Cervantes Institute - Tuesday, October 7th, 16:00


Jury member Piet Kroon, whose independent short film T.R.A.N.S.I.T screens as part of the Around the World program focusing on the topic of travel, presents a masterclass on storyboarding for feature animation. Tracking the evolution of sequences he developed for well-known animated features, like Iron Giant, Shrek 2, Despicable Me, Rio 2, and Guillermo del Toro’s Pinocchio, he will discuss his strategies and techniques, offering an insight into his process. Storyboarding is a crucial creative step in the production process: the first visual translation from script to screen.

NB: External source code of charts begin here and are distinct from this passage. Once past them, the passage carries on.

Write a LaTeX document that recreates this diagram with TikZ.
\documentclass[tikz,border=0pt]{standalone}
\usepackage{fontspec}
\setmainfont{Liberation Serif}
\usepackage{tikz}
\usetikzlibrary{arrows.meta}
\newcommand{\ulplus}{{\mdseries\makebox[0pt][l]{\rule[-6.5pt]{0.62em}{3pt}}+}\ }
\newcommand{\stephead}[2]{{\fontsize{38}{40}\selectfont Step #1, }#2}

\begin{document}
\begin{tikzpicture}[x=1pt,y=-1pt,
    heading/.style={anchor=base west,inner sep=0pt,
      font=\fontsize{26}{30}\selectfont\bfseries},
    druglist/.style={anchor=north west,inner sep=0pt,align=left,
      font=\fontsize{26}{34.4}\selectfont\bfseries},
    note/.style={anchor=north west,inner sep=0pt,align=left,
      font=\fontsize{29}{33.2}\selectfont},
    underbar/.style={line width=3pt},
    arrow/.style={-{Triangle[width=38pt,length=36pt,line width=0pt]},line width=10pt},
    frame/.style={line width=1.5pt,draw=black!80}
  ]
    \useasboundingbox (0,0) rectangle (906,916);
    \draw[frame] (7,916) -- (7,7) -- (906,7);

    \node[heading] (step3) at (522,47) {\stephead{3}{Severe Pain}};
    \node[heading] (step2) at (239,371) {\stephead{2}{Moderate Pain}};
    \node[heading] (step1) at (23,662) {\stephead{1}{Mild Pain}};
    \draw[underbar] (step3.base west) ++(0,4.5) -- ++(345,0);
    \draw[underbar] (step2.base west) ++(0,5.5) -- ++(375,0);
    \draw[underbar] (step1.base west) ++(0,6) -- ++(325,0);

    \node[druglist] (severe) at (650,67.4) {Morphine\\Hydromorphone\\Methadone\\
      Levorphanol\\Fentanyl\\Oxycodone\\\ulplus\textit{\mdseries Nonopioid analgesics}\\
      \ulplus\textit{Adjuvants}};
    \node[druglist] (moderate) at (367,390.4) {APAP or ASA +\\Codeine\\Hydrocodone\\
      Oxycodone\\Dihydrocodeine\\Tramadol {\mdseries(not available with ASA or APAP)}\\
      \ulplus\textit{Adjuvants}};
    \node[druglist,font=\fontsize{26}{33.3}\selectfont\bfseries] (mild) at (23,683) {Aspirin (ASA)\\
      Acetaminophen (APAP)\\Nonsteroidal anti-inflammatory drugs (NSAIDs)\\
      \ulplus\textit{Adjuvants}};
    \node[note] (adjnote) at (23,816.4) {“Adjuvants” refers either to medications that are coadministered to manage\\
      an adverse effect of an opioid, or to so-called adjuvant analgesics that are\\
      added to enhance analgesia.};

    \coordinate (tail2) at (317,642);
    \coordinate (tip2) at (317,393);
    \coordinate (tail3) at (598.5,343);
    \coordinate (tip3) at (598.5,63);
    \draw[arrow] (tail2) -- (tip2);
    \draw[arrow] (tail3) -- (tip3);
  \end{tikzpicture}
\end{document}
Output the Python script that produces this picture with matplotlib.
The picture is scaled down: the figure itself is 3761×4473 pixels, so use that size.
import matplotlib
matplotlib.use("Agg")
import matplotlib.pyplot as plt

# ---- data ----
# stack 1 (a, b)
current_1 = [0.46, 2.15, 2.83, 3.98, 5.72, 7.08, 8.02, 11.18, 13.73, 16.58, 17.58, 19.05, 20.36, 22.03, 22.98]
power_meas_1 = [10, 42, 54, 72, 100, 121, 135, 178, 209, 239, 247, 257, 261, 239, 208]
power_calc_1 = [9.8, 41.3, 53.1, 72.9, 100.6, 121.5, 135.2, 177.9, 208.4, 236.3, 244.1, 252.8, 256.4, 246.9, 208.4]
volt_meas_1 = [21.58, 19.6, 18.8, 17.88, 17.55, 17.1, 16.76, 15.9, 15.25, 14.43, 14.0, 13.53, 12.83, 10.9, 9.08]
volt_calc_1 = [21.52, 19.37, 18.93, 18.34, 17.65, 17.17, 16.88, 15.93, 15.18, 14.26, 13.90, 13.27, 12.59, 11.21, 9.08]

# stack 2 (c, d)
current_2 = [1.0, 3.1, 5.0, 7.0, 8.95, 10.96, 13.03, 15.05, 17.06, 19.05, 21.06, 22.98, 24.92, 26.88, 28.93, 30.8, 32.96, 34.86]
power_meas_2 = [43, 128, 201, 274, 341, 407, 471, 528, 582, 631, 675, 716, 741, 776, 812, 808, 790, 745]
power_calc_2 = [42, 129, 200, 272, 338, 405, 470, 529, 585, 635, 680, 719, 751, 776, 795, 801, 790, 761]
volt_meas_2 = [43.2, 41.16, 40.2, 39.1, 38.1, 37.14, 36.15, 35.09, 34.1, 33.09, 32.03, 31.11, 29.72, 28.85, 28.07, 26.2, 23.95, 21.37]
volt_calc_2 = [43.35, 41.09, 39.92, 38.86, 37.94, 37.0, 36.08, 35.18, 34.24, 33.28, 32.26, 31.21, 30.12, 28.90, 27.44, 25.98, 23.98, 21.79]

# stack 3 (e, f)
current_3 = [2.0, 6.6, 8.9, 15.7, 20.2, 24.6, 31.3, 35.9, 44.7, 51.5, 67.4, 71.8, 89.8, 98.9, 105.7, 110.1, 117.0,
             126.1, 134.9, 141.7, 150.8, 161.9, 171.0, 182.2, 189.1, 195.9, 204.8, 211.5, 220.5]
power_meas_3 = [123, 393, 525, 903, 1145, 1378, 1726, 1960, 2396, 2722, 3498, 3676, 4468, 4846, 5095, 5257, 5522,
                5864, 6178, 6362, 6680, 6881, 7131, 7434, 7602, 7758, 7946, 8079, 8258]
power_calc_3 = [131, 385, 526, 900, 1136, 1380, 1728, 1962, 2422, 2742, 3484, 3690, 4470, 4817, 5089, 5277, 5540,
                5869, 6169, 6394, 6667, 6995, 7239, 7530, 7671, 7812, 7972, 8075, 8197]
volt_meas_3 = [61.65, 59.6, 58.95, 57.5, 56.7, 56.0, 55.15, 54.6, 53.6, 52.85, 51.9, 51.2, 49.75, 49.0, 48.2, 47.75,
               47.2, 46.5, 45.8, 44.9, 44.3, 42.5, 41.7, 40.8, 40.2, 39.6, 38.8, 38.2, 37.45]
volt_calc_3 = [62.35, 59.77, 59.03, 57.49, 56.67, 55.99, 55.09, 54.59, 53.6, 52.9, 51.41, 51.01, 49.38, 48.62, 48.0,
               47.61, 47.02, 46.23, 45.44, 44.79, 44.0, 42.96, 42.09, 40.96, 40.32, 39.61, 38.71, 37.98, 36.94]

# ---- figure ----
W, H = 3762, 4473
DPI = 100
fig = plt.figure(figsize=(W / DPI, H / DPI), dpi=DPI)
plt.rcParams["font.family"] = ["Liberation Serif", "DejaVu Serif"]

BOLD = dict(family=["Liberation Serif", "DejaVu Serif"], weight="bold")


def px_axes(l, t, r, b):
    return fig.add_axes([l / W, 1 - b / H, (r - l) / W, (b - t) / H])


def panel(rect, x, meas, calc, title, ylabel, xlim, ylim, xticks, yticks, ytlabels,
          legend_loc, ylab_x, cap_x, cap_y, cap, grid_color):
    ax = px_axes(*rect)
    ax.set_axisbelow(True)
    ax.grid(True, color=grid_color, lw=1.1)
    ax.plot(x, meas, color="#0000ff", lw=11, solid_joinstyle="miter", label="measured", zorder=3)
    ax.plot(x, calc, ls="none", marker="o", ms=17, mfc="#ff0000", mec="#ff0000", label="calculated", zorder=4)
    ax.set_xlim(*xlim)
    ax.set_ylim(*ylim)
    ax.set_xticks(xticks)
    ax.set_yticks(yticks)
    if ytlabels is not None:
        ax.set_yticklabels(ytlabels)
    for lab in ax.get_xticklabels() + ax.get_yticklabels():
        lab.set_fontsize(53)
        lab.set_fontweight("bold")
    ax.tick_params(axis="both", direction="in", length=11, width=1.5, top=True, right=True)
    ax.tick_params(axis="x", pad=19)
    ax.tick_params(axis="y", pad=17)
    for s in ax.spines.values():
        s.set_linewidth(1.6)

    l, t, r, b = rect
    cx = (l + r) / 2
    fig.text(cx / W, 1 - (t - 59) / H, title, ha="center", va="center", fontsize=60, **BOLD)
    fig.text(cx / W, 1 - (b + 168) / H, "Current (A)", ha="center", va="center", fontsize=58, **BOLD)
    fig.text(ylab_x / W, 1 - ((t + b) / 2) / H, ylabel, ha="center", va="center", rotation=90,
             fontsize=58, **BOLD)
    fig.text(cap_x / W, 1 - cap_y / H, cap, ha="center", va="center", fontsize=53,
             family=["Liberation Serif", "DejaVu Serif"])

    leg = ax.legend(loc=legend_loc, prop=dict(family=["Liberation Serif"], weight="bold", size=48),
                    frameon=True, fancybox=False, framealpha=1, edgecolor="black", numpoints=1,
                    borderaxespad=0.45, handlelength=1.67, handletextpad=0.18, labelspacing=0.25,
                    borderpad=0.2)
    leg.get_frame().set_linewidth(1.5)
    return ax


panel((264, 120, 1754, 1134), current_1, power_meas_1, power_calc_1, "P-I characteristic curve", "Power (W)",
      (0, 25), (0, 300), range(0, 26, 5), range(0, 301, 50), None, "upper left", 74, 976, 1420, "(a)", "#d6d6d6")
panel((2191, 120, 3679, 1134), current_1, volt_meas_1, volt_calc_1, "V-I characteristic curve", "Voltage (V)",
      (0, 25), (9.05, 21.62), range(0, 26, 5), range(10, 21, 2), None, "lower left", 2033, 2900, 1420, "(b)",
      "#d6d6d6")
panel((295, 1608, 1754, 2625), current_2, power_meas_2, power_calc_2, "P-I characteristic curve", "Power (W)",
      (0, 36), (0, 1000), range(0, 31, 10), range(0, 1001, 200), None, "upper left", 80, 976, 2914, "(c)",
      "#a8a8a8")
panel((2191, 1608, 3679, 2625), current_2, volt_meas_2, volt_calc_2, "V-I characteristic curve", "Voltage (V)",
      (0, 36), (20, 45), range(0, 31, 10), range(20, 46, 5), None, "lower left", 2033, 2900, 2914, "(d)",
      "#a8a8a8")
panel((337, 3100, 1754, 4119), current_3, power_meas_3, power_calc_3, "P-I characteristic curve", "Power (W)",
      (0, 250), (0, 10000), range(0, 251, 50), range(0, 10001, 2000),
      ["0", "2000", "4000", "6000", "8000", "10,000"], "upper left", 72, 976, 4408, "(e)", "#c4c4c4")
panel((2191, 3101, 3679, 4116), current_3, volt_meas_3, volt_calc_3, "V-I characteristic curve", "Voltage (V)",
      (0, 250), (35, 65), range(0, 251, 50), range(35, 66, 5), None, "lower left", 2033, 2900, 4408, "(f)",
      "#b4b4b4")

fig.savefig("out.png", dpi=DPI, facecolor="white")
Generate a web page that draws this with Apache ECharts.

It gives the story a workout: exploring ideas, beats, scenes, character, acting, action, comedy, and staging, it helps pull everything into focus and makes any film rise above itself. An inside look into the messy kitchen of animation – there is always more than one way to skin a cat.

 

At 6’7” Piet Kroon stands as one of the tallest internationally acclaimed filmmakers working in animation today: always pushing for new heights, never talking down to an audience. He spearheaded the development and directed the animation of Warner Bros.’ irreverent cult comedy Osmosis Jones, about a cool white blood cell (Chris Rock) and a stuck up cold pill (David Hyde Pierce) that fight a nasty cold (Laurence Fishburne) inside Bill Murray’s rundown body. Kroon developed, wrote and directed HEINZ (2019), an animated comedy feature for young adults, based on a pleasantly deranged newspaper comic about a surly Amsterdam cat. As writer/director, story artist and story consultant, Kroon brought his unique visual imagination to scores of animated features, ranging from Brad Bird’s fantastic Iron Giant (1997), Shrek 2 (2004) (contributing Pinocchio’s fetish for girlie-underwear), to the gorgeous idiosyncratic Academy Award winner Guillermo del Toro’s Pinocchio (2022). Kroon’s independent short films received widespread acclaim. T.R.A.N.S.I.T (1997) was short-listed for the Oscar and nominated for the BAFTA and Cartoon d’Or. It was elected Best Animated Short Film by The Los Angeles Film Critics Association.